Federal courts blocked a vast majority of environmental rollbacks attempted during Trump’s first term. His administration won just 23% of cases, compared to an average success rate of 70% during previous presidencies, according to a New York University analysis.

But the far-right Supreme Court, including three justices appointed by Trump, appears increasingly hostile to environmental regulations. Last year the court reduced the power of the EPA and other federal agencies to adopt regulations unless lawmakers spell out the details. Several cases pending before the court could further hamstring the EPA’s ability to combat climate change and industrial pollution.

Many of Trump’s pronouncements are a rehash of things his aides dissuaded him from following through on during his first four years in office. This time it appears there is nobody in the White House willing to tell him no.

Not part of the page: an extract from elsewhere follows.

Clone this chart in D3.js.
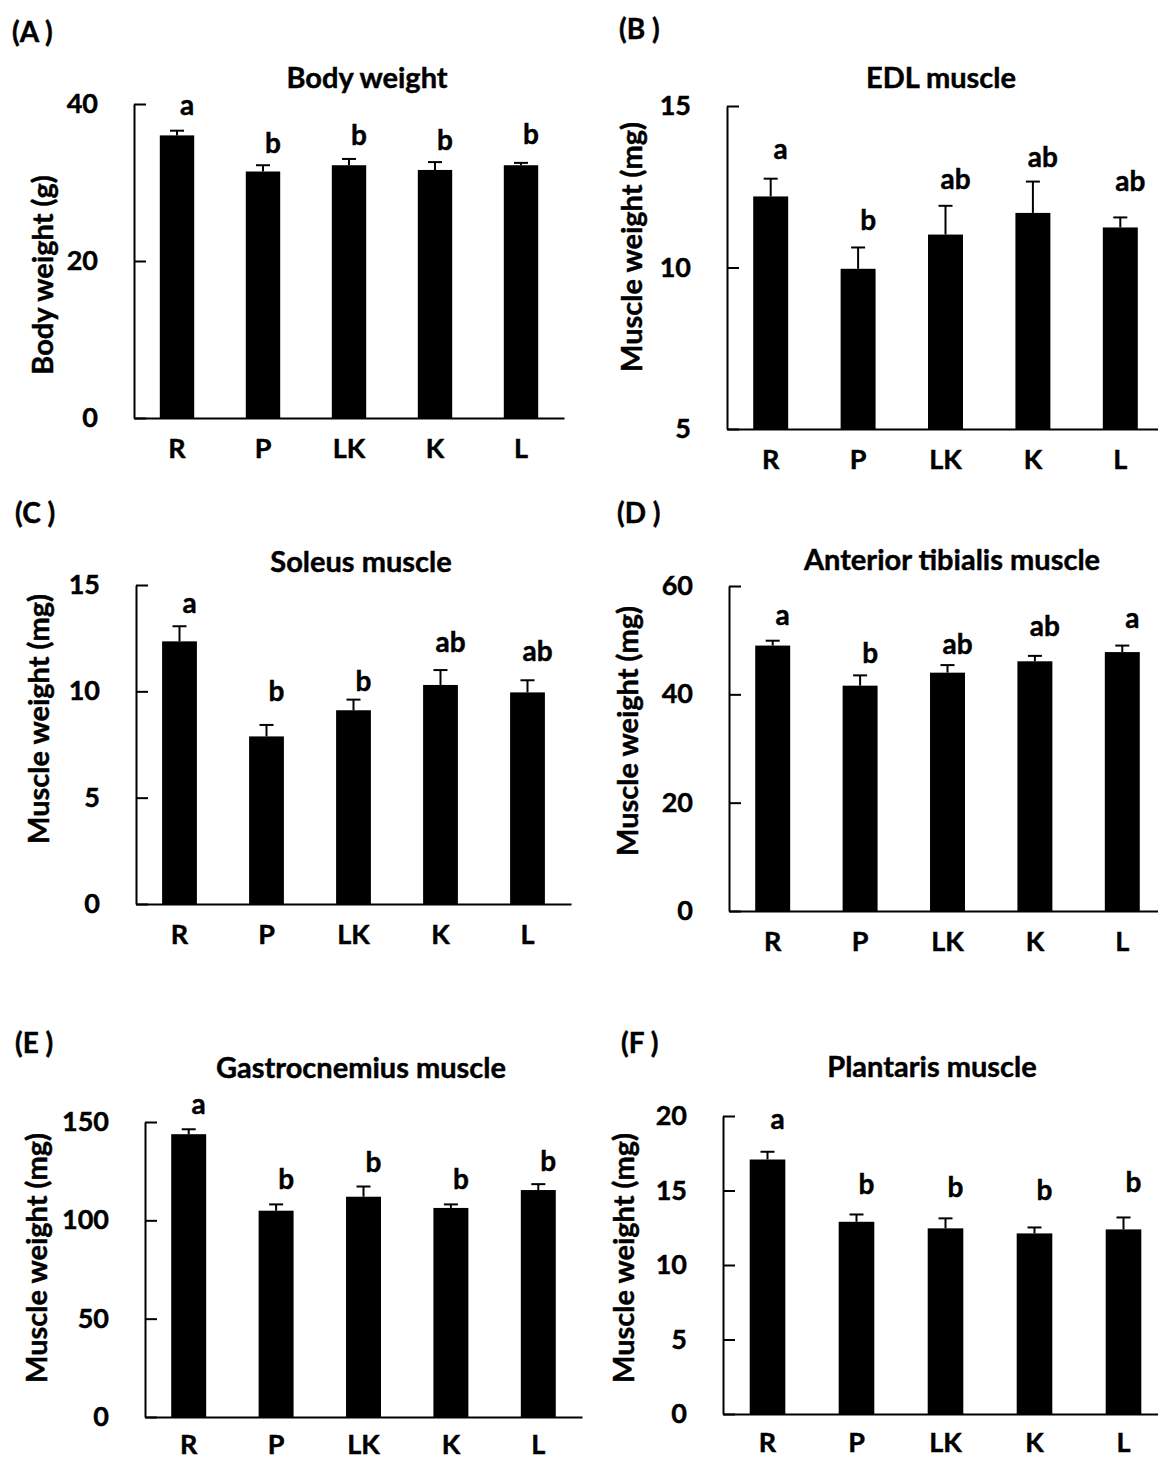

John Walke, an EPA lawyer in the Clinton administration who now directs clean air policies at the nonprofit Natural Resources Defense Council, noted another difference: During the past three months Trump has repeatedly threatened major law firms, several of which have agreed to work for free on causes the president cares about, including gutting climate regulations.

“Trump is more radicalized across the board than he was in his first term,” Walke said. “Whether it’s trying to repeal the (legal finding that climate change threatens humanity) or sending tanks down Pennsylvania Avenue on his birthday, he’s still resentful that a lot of these things were blocked by people from his first term who he now calls never-Trumpers.”

“Just as there is no coherent, consistent organizing principle or explanation for how he is dealing with tariffs and global trade, it’s the same with coal,” Walke said. “I think he has these gauzy, atavistic beliefs that he’s going to bring back 1870s America coal and trade because those are the ‘glory days’ of the country.”